The Author states in the introduction of this book that it is a compilation of various articles and conference papers of him. The introductory chapter of An Introduction to Islamic Finance begins by presenting the characteristics of Islamic economic thought, the relationship among humans, the divine and the money, and a critique of the capitalist economy. It also presents Muslims to reform their financial institutions to bring them to adjust to the indications of Shari’ah as a great challenge in the economic field in such an environment where the entire financial system is based on interest. The author firmly states financial activities for commercial purposes are a profit and loss-sharing concept instead of interest makers. This part of the book also mentions the various inconsistencies of recent Islamic banks and financial institutions with the guidance of Shari’ah.
Before the detailed discussion, the author feels necessary to explain some points concerning the basic principles that govern the whole economic setup in the Islamic way of life. That’s why An Introduction to Islamic Finance explains some Preliminary points like belief in divine guidance, the basic difference between capitalist and Islamic economy, asset-backed financing, capital and entrepreneur, and the present practice of Islamic banks in its first chapter.
In the concept of business and trade, An Introduction to Islamic Finance presents the Arabic word Musharakah in the next chapter to mean a profit and loss sharing joint enterprise with all the partners as an ideal alternative for interest-based financing. The book clears the differences between Islamic and modern-day principles for the financier both in business and commercial investments. This chapter consists of the concept of Musharakah, the basic rules of Musharakah, the nature of capital, the management of Musharakah, and the termination of Musharakah with a clear discussion. The termination of Musharakah without closing the business is one of the most important points in this chapter indeed. Here you will find the system of distribution of profit, the ratio of profit, and sharing of loss inside the topic of the basic rules of Musharakah.
The very next chapter of An Introduction to Islamic Finance discusses Mudarabah as a special kind of partnership where a partner gives money to another for investing in a commercial enterprise. The chapter also presents the differences between Musharakah and Mudarabah with a clear discussion. The author includes several topics like the business of the Mudarabah, the distribution of the profit, the termination of Mudarabah, and the combination of Musharakah and Mudarabah in this chapter.

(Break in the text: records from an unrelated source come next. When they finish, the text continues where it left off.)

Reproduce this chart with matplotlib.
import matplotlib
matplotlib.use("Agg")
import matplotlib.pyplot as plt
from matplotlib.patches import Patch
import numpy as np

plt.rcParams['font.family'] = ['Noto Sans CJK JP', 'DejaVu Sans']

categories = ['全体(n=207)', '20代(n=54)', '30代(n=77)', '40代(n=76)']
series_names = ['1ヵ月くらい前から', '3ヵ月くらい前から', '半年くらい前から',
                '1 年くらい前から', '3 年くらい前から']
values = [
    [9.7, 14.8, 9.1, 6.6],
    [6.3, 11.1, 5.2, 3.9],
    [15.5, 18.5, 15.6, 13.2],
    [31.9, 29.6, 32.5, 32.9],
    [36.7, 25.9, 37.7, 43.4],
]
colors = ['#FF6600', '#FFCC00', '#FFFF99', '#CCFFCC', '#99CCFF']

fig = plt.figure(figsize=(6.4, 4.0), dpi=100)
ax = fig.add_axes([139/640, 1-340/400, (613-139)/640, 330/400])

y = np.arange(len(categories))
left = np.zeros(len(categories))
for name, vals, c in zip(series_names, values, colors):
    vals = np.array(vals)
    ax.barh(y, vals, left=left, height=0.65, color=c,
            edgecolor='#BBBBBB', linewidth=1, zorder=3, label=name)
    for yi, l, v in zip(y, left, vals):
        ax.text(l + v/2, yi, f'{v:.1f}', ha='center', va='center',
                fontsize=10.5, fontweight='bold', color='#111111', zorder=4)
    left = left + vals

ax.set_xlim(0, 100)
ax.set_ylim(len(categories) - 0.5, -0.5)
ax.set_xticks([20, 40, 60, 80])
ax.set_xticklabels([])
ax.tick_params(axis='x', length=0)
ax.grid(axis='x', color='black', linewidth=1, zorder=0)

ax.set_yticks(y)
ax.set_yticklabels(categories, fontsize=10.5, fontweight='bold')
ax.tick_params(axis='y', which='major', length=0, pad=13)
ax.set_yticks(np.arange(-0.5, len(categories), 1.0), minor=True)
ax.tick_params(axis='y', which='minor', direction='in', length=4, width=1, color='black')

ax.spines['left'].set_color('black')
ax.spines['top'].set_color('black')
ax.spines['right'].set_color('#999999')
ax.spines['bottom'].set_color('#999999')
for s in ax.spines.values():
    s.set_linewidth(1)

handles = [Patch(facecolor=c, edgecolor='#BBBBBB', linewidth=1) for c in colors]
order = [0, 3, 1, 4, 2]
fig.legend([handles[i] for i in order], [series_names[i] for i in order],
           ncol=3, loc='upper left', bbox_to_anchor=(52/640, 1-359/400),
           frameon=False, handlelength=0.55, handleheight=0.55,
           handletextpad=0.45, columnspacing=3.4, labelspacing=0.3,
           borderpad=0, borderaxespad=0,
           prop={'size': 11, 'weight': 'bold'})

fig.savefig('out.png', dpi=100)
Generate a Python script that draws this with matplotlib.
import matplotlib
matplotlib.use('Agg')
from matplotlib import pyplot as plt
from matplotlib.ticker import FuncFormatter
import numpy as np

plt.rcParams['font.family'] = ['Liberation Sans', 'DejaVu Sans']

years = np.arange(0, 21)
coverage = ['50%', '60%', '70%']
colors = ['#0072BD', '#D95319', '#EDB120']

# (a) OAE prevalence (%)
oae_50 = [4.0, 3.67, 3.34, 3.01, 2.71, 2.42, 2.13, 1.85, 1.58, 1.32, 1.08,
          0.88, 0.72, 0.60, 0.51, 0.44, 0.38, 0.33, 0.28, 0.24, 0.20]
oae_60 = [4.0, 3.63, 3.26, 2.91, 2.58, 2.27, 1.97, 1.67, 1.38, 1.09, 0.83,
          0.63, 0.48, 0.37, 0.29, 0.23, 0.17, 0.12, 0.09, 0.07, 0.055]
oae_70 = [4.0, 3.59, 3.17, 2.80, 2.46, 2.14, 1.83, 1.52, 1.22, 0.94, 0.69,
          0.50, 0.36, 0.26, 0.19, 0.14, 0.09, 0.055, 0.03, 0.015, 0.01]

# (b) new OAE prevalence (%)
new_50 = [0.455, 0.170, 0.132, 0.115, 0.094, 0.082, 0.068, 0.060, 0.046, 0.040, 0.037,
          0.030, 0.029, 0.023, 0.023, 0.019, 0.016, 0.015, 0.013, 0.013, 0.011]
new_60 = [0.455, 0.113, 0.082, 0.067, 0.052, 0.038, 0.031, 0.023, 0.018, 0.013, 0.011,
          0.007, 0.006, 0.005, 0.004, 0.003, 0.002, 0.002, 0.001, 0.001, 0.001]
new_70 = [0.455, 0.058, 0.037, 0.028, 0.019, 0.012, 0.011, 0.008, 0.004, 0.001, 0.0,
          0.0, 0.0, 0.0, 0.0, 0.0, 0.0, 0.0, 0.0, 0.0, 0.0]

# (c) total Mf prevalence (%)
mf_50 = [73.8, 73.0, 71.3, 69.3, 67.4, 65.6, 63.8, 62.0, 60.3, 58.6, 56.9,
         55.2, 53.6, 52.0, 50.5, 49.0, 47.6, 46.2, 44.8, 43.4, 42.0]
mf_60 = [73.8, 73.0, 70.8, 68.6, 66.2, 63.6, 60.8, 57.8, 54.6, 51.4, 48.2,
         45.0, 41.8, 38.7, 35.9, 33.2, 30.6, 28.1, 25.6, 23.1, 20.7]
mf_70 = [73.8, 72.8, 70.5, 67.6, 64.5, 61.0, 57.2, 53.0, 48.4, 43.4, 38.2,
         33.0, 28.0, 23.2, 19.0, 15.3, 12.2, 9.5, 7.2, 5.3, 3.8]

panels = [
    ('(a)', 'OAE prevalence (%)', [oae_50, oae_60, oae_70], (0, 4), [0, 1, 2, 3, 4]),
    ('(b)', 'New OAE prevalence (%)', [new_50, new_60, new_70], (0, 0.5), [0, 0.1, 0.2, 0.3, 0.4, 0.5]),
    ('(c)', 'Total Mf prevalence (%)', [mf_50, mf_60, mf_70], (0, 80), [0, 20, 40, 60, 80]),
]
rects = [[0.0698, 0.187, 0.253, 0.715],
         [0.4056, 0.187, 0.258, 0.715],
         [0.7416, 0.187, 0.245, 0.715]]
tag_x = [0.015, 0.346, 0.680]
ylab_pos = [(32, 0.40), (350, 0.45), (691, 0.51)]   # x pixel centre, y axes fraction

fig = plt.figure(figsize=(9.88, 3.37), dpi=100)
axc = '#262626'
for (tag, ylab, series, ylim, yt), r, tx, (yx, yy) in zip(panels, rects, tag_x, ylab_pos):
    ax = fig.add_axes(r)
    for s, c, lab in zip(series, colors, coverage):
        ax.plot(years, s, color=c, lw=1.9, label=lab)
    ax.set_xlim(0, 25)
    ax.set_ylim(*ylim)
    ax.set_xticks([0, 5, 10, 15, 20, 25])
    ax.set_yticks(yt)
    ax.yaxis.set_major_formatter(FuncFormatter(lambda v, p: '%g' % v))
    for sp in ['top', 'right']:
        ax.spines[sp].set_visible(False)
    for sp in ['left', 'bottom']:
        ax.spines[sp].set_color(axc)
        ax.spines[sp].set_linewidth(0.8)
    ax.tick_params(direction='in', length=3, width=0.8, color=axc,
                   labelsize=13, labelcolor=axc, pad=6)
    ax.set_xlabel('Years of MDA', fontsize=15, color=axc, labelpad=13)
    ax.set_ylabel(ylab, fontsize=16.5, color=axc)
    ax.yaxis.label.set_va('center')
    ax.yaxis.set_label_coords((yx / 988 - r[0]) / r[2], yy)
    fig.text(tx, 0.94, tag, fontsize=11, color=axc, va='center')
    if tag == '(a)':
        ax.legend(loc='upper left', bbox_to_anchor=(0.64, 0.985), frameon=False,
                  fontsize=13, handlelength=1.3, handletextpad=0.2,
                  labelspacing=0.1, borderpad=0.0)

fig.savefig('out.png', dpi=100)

An Introduction to Islamic Finance explains the traditional concept of Musharakah and Mudarabah as modes of Finance and the basic principles of Shari’ah governing them in the next chapter. This chapter consists of project financing, some objections on Musharakah finance, and diminishing Musharakah with some important points. The author gives a clear idea of the risk of loss, dishonesty, the secrecy of the business, etc. key points in the section of Some Objections on Musharakah Finance.
The author of An Introduction to Islamic Finance clears the original concept of Murabahah finance as a term of Islamic Fiqh in the very next chapter. Here, this chapter presents some basic rules of sales and sales on a deferred payment basis in its introduction section. Murabahah as a mode of financing and Basic features of Murabahah financing are the topics of the Murabahah section. The next section discusses some issues involved in Murabahah finance like different pricing for cash and credit sales, the use of interest rates as a benchmark, promise to purchase, the penalty of default, securitization of Murabahah, etc. this chapter also includes an important section named Some Basic Mistakes in Murabahah Finance.

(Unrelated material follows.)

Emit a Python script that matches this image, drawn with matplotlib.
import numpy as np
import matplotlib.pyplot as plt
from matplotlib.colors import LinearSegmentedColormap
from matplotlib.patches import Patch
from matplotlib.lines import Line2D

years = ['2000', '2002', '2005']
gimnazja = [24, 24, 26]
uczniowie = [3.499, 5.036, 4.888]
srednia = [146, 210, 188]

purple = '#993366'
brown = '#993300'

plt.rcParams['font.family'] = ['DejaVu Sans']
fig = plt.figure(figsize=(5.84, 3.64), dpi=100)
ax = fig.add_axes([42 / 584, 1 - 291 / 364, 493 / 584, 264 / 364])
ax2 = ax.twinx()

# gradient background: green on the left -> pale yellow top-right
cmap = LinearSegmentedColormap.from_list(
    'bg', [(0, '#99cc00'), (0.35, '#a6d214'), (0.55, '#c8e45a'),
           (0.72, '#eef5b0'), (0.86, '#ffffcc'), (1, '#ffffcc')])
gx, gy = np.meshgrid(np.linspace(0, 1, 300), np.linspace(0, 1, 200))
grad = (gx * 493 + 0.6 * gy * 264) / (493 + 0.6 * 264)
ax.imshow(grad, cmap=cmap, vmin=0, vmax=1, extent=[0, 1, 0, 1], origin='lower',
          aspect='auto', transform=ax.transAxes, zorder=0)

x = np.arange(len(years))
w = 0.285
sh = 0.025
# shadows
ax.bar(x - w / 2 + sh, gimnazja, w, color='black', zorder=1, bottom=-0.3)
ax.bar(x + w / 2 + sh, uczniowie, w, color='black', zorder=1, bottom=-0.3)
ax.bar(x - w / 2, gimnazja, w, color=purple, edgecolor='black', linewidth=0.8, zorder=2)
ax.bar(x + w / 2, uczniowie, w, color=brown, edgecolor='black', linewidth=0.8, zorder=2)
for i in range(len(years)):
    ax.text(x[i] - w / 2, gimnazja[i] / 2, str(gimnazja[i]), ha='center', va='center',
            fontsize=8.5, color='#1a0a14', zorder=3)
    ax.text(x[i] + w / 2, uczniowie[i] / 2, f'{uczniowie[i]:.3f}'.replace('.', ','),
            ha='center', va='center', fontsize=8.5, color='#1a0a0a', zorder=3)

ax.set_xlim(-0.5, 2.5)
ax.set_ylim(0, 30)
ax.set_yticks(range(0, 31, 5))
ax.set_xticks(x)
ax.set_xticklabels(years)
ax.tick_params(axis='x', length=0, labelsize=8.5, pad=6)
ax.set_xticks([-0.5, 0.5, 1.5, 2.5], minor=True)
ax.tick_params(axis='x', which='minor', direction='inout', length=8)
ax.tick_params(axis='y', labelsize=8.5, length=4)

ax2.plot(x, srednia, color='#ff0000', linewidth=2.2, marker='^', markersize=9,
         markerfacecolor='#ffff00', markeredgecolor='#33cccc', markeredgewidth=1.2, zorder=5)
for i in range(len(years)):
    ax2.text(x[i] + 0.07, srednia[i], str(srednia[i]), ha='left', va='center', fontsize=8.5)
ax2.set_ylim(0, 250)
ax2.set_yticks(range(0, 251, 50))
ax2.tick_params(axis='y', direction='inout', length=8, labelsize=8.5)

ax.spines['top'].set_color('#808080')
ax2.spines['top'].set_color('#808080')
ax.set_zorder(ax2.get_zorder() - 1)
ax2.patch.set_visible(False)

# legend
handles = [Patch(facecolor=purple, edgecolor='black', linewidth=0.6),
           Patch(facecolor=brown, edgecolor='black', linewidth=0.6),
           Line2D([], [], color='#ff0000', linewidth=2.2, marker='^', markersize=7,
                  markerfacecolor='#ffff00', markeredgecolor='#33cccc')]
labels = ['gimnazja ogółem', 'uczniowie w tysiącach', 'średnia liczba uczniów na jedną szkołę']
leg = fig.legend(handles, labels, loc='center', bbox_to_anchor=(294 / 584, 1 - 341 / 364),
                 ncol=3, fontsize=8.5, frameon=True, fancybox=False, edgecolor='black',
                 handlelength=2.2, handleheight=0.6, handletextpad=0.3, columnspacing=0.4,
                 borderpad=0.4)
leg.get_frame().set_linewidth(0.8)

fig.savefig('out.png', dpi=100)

The author has nicely introduced the concept of Ijarah finance with some effective examples in the next chapter of An Introduction to Islamic Finance. The chapter discusses the basic rules of leasing, lease as a mode of financing, securitization of Ijarah, and head lease in this section of the book. The following chapter SALAM AND ISTISNA comes as one of the basic conditions for the validity of a sale in Shari’ah. Here, the author clears the concept of Salam and Istisna as two kinds of sales. Some important topics like the conditions of Salam, Salam as a mode of Finance, some rules of parallel Salam, the difference between Istisna and Salam, etc. are also discussed cleanly in this chapter.

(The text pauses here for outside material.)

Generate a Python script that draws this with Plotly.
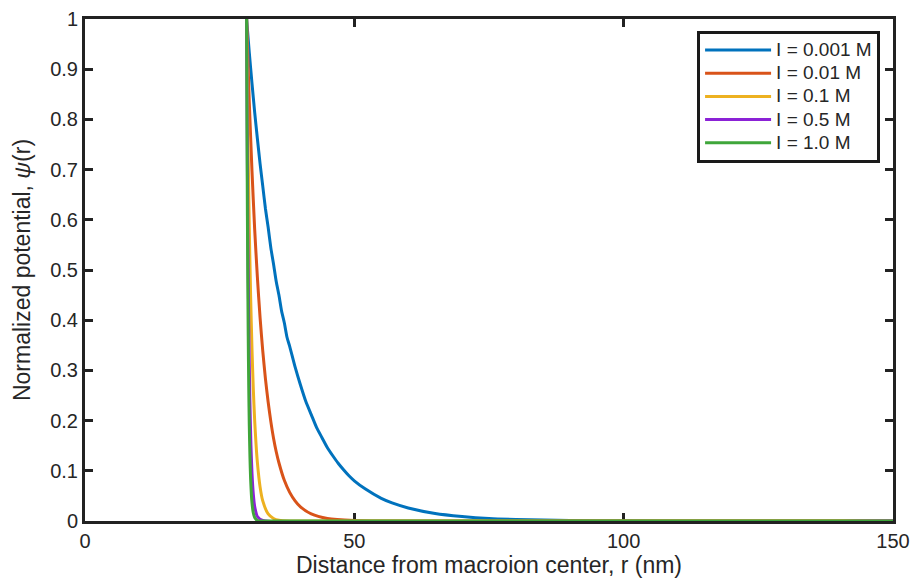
import plotly.graph_objects as go

# Values (r in nm, normalized potential psi)
r_001 = [30, 30.5, 31, 31.5, 32, 32.5, 33, 33.5, 34, 34.5, 35, 35.5, 36, 36.5, 37, 37.5, 38, 39, 40,
         41, 42, 43, 44, 45, 46, 47, 48, 49, 50, 52, 55, 57, 60, 65, 70, 75, 80, 90, 100, 120, 150]
psi_001 = [1.0, 0.933, 0.872, 0.814, 0.762, 0.712, 0.667, 0.622, 0.585, 0.544, 0.512, 0.477, 0.450, 0.418,
           0.395, 0.366, 0.348, 0.307, 0.271, 0.238, 0.212, 0.186, 0.166, 0.146, 0.130, 0.115, 0.102, 0.090,
           0.080, 0.064, 0.045, 0.036, 0.026, 0.015, 0.009, 0.005, 0.003, 0.001, 0.0004, 0.0, 0.0]

r_01 = [30, 30.5, 31, 31.5, 32, 32.5, 33, 33.5, 34, 34.5, 35, 35.5, 36, 37, 38, 39, 40, 42, 45, 50, 55, 150]
psi_01 = [1.0, 0.834, 0.697, 0.581, 0.486, 0.405, 0.339, 0.283, 0.237, 0.198, 0.165, 0.138, 0.116, 0.081,
          0.057, 0.040, 0.028, 0.014, 0.005, 0.001, 0.0, 0.0]

r_1 = [30, 30.25, 30.5, 30.75, 31, 31.25, 31.5, 31.75, 32, 32.5, 33, 34, 35, 36, 38, 150]
psi_1 = [1.0, 0.764, 0.584, 0.447, 0.342, 0.262, 0.200, 0.153, 0.117, 0.068, 0.040, 0.014, 0.005, 0.0015, 0.0, 0.0]

r_5 = [30, 30.1, 30.2, 30.3, 30.4, 30.6, 30.8, 31, 31.25, 31.5, 32, 33, 150]
psi_5 = [1.0, 0.790, 0.624, 0.493, 0.389, 0.243, 0.152, 0.095, 0.053, 0.029, 0.009, 0.001, 0.0]

r_10 = [30, 30.075, 30.15, 30.225, 30.3, 30.4, 30.5, 30.625, 30.75, 31, 31.25, 31.5, 32, 33, 150]
psi_10 = [1.0, 0.779, 0.607, 0.473, 0.369, 0.265, 0.190, 0.126, 0.083, 0.036, 0.016, 0.007, 0.001, 0.0, 0.0]

series_names = ["I = 0.001 M", "I = 0.01 M", "I = 0.1 M", "I = 0.5 M", "I = 1.0 M"]
series_x = [r_001, r_01, r_1, r_5, r_10]
series_y = [psi_001, psi_01, psi_1, psi_5, psi_10]
colors = ["#0072BD", "#D95319", "#EDB120", "#8B22D6", "#3FA63A"]

x_ticks = [0, 50, 100, 150]
y_ticks = [0, 0.1, 0.2, 0.3, 0.4, 0.5, 0.6, 0.7, 0.8, 0.9, 1]
y_tick_text = ["0", "0.1", "0.2", "0.3", "0.4", "0.5", "0.6", "0.7", "0.8", "0.9", "1"]

FONT = "Liberation Sans, Arial, Helvetica, sans-serif"

fig = go.Figure()
for name, xs, ys, c in zip(series_names, series_x, series_y, colors):
    fig.add_trace(go.Scatter(x=xs, y=ys, mode="lines",
                             name="<span style='font-size:19px'>" + name + "</span>",
                             line=dict(color=c, width=3, shape="spline", smoothing=0.6)))

axis_common = dict(
    showline=True, linecolor="#222222", linewidth=3, mirror="ticks",
    ticks="inside", ticklen=8, tickwidth=2.5, tickcolor="#222222",
    showgrid=False, zeroline=False, automargin=False,
    tickfont=dict(family=FONT, size=20, color="#262626"),
    layer="below traces",
)

fig.update_layout(
    width=912, height=578,
    margin=dict(l=85, r=19, t=19, b=57),
    paper_bgcolor="white", plot_bgcolor="white",
    font=dict(family=FONT, color="#262626"),
    xaxis=dict(range=[0, 150], tickvals=x_ticks,
               title=dict(text="Distance from macroion center, r (nm)",
                          font=dict(size=23, color="#262626"), standoff=9),
               **axis_common),
    yaxis=dict(range=[0, 1], tickvals=y_ticks, ticktext=y_tick_text,
               title=dict(text="Normalized potential, <i>ψ</i>(r)",
                          font=dict(size=23, color="#262626"), standoff=14),
               **axis_common),
    legend=dict(x=0.984, y=0.977, xanchor="right", yanchor="top",
                bgcolor="white", bordercolor="#1a1a1a", borderwidth=3,
                font=dict(family=FONT, size=15.5, color="#262626"),
                tracegroupgap=0, itemwidth=66),
    showlegend=True,
)

fig.write_html("out.html",
               config={"displayModeBar": False},
               post_script="document.body.style.margin='0';document.body.style.overflow='hidden';")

The next chapter of An Introduction to Islamic Finance presents Islamic investment funds to mean a joint pool wherein the investors contribute their surplus for investment to earn halal profits in strict sequence with the precepts of Islamic Shari’ah. This chapter discusses several Islamic investment funds like the equity fund, Ijarah fund, commodity fund, Murabahah fund, and mixed fund. The following chapter presents the principle of limited liability by discussing some important relevant topics like Waqf, Baitul-Mal, Joint stock, etc. The Limited Liability of the Master of a Slave is an extraordinary topic in this chapter to focus on. The book comes to the end by focusing on the performance of Islamic Banks in a realistic evaluation.
In my point of view, An Introduction to Islamic Finance is a complete solution to the concept of Islamic finance and the banking system which urges banks and businesses to develop their own culture of finance in light of the Islamic perspective. The author has taken care to cover all the aspects of Islamic finance with some dedicated articles to complete this book. Every chapter explains its legal regime in classical Islamic law and its use and role in Islamic banking and finance. The language of the book is easy to understand even for a reader who is not familiar with the financial world. So, I found this book as a great introductory work of Muhammad Taqi Usmani to the idea of Islamic finance. Therefore, I would like to recommend this book to all students in finance, management, and economics to learn the basic concept of Islamic finance and banking.